И поэтому, каждый раз, как мы говорим об истине, будь то философской, будь то религиозной, будь то научной, мы должны сделать поправку на то, что мы или замораживаем движение, или неточно выражаем как бы анатомическую, структурную, неподвижную действительность. И притом делаем это всегда с той или иной точки зрения: во-первых, в пределах категорий нашего ума; во-вторых, в пределах нашего языка, а в-третьих, иногда (но не так редко) в пределах наших обычных представлений.
Это я вам могу изъяснить примером, который может показаться смешным, но имеет некоторую человеческую глубину.

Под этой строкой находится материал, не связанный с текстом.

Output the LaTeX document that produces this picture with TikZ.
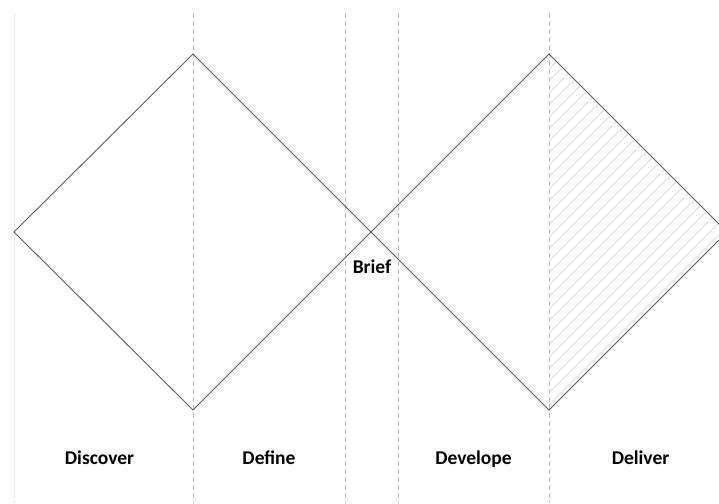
\documentclass[tikz,border=0pt]{standalone}
\usepackage{fontspec}
\setmainfont{Carlito}
\begin{document}
\begin{tikzpicture}[x=1pt,y=-1pt,
  edge/.style={draw=black!65,line width=0.9pt},
  guide/.style={draw=black!25,line width=0.8pt,dash pattern=on 5pt off 3pt},
  faintguide/.style={draw=black!10,line width=0.8pt,dash pattern=on 5pt off 3pt},
  hatchline/.style={draw=black!13,line width=0.8pt},
  lbl/.style={font=\bfseries\fontsize{19.5}{21}\selectfont,inner sep=0pt,anchor=base}]
\useasboundingbox (0,0) rectangle (719,503);
\clip (0,0) rectangle (719,503);
% guides
\draw[faintguide] (14,13) -- (14,503);
\foreach \gx in {193,345,398,549} \draw[guide] (\gx,13) -- (\gx,503);
% vertices
\coordinate (L1) at (14,232);
\coordinate (T1) at (193,54);
\coordinate (B1) at (193,410);
\coordinate (M) at (371,232);
\coordinate (T2) at (549,54);
\coordinate (B2) at (549,410);
\coordinate (R2) at (727,232);
% hatch
\begin{scope}
\clip (T2) -- (R2) -- (B2) -- cycle;
\foreach \c in {606,618,...,966} \draw[hatchline] (549,\c-549) -- (727,\c-727);
\end{scope}
% diamonds
\draw[edge,line join=miter] (L1) -- (T1) -- (M) -- (B1) -- cycle;
\draw[edge,line join=miter] (M) -- (T2) -- (R2) -- (B2) -- cycle;
% labels
\node[lbl] (brief) at (372,273) {Brief};
\node[lbl] (discover) at (99.5,464.5) {Discover};
\node[lbl] (define) at (269,464.5) {Define};
\node[lbl] (develope) at (473.5,464.5) {Develope};
\node[lbl] (deliver) at (640.5,464.5) {Deliver};
\end{tikzpicture}
\end{document}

Один миссионер мне рассказывал, как священник-негр представлял его перед проповедью своему приходу, собравшимся верующим. Миссионер был белым, верующие были черными. И священник им сказал: “Не смущайтесь тем, что он бел, как бес, — его душа такая же черная, как наша”. Мы сказали бы наоборот; он выразил некую истину со своей точки зрения. Это же мы делаем и в науке, и в философии постоянно; мы не можем говорить без предвзятой точки зрения; мы не можем говорить иначе как с какой-то точки зрения. Но эта точка зрения тоже должна стать в какой-то момент предметом сомнения, она должна быть поставлена под вопрос, потому что иначе истина, которую мы выражаем, с определенной точки зрения уже станет ложью.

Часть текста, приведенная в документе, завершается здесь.